RELEASE DATE: 29/11/2012
CAST: VICTORIA JUSTICE - WREN
JOHNNY KNOXVILLE
CHELSEA HANDLER
JANE LEVY - APRIL
DIRECTOR: JOSH SCHWARTZ
WRITER: 
PRODUCERS: BARD DORROS
DAVID KANTER
STEPHANIE SAVAGE
JOSH SCHWARTZ
SCORE: LYLE WORKMAN
WEBSITE: WWW.FUNSIZEMOVIE.COM.AU
FAST FACTS.
By , 25th November 2012

The tween demographic is an interesting one. Filmmakers and marketers love them due to their excess levels of time to spend, short attention spans to occupy and disposable income to burn. However, they’re rarely given a specific look-in when it comes to movies - television yes, but films, no - they’re usually clumped together in the “..and it will also appeal to…” category.

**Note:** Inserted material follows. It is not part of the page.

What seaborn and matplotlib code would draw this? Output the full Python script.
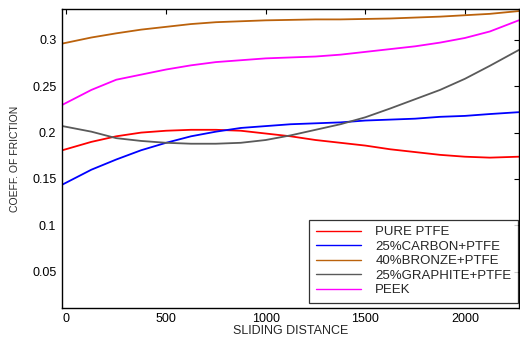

So along comes ‘The OC’ and 'Gossip Girl’ creator Josh Schwartz in his feature film directorial debut, ‘Fun Size’. This painfully tween film is about 17-year-old Wren (Victoria Justice) who is forced to babysit her 8-year-old brother Albert (Jackson Nicoll) on Halloween while her mother (Chelsea Handler) goes out with Keevin, her 20-something boyfriend - the rebound guy, a result due of the loss of her husband a year ago. This change of plans horrifies Wren’s best friend, April (Jane Levy), as this could result in social suicide when they miss the party of the year that just happens to be hosted by the cutest guy is school, Aaron Riley. Albert eventually runs off, only to fall into the company of a nerdy heart-sick convenience store clerk, and later incurs the wrath of a very angry and bitter sleaze by the name of Jorgen (Johnny Knoxville). As Wren, April and the inevitable lonely-boy with a crush on Wren, Rossevelt (Thomas Mann) and his trusty sidekick Peng search for Albert, a night of wackiness ensues for all parties involved.

‘Fun Size’ is a poor-man’s modern day attempt at the 80s cult classic ‘Adventures in Babysitting’. The jokes attempted throughout the film are weak and can barely provoke so much as a smile as they all play too soft, too clichéd, too stupid and are borderline insulting to anyone’s intelligence - no matter their age. The only credit earned by the film is the ‘dead dad’ storyline that doesn’t play sappy or sentimental but rather surprisingly touching when it’s referred to in appreciated small doses.

For such in important movie-going demographic they deserve better. This one needed to stay on Nickelodeon's small screen and doesn't belng in the multiplex when there are so many better options - even for the 12-16 age bracket.